We want to share important information that will help you prevent and avoid costly tractor breakdowns. They are all easy to avoid once you know what they are.
Let’s dive into the details.
Tractor and other equipment breakdowns are always costly --- especially during planting and harvest --- when getting the seed in the ground and the grain out of the field in a timely fashion are both critical to maximizing yield.
A day of downtime can cost growers and farmers thousands of dollars. The actual cost depends on how much yield is affected by doing the operation later in the season versus the day that the equipment was down.
So what are the most common tractor breakdown problems?
Here is the top 10 breakdown list (in no particular order) and how you can prevent and avoid these problems.
Poor Electrical Connections
This problem is hard to prevent.
It is becoming more commonplace as more machinery is controlled electronically.
Cleaning dust and dirt from the connectors can help. When cleaning --- use compressed air instead of water to keep moisture away from the wires.
As farms get larger --- many farm owners are hiring outside help that may have not been trained to operate machinery.
This results in abused machinery, awful maintenance, and costly breakdowns. Time invested in training can make your machinery last longer.
Pushing machines to run at maximum performance or at the top of the engineering curve can strain joints and cause equipment to die prematurely.
Some operators push their machines too hard for too long --- and force them to do things they weren’t designed for.
Operators should run machines just under their intended maximum performance level at most times. This helps avoid undue stress and prevents premature wear.
Not Replacing Worn Parts
When a part on a machine breaks --- some operators will only replace that part.
They will not check or replace other parts that may have caused the initial failure.
Only replacing the parts that are broken is a temporary fix. It can cost you more money in downtime.
It is well-known by tractor mechanics that when operators don’t replace all the things that they recommend --- 9 out of 10 times they will come back with bigger and more costly problems.
Not Reading the Operator's Manual
Many operators have never even opened (much less) read their tractor owner’s manual.
The sad part is that most of what they need to learn and know is in there.
Owner’s manuals cover everything from maintenance checklists to calibration instructions.
Most issues are addressed in the troubleshooting section --- so operators can fix the problems themselves without having to wait for a potentially costly technician.
Skipping daily maintenance will eventually cause costly downtime plus huge repair bills.
You must grease all the lube points daily and check the engine oil and fluids such as transmission fluid, urea, or diesel exhaust fluid.
With the new Tier 4 engines, operators who use a cheaper urea or diesel exhaust fluid, run into many issues. Many issues revolve around the exhaust and aftertreatment systems.
Operators should also regularly replace fuel filters --- and check chains, gearboxes, and belts for wear. Then they must replace worn parts.
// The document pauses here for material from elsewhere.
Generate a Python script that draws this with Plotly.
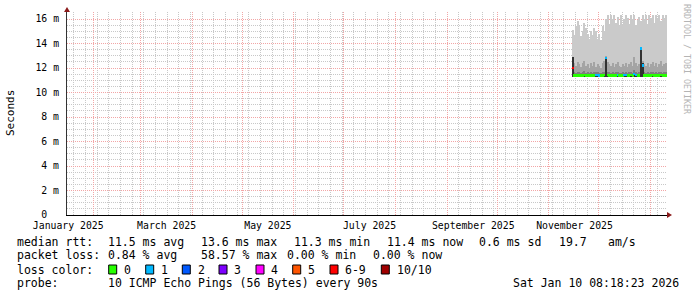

On gravity wagons, wheels should be checked for tightness and alignment before going to the field.
Tighteners that are not tracking straight with the belt or chain in relation to the main drives can put tension on the belt or chain --- causing it to break or wear excessively.
You must replace worn bushings in the tightener pivot that may be pushing the belt or chain sideways.
On combines, operators need to make sure that the belts are running straight and that the chains and belts are at the proper tension --- so they don’t slip or break.
Also, make sure that the shafts are running at the right speed.
Combines and planters can build up dust and debris.
This attracts rodents. Rodents gnaw on the wires.
The dust itself can interfere with the electrical connections.
You’ll see times where mice and rats get into your machinery. Equipment is not rodent-proof. Once rodents eat up the debris --- they will chew on the wires and seals. You will end up spending money on electrical harnesses.
Store your machinery inside and clean around all the electrical connections and other areas of buildup before parking it inside.
Compressed air is better and safer than water for cleanup.
Operating in damp, muddy, and wet conditions can put strain on equipment.
Running tough, wet, material through a combine can break shafts or plug up the machine --- which then puts strain on everything from the feeder house chains to shafts to bearings and pulleys.
In tractors --- mud packed in between dual wheels can result in premature wear on the tire sidewalls once the mud hardens.
While it is difficult to avoid these conditions, understanding the weather-related issues can alert you to problems to look for.
Ignoring Warning Signals
Warning lights are there for a reason.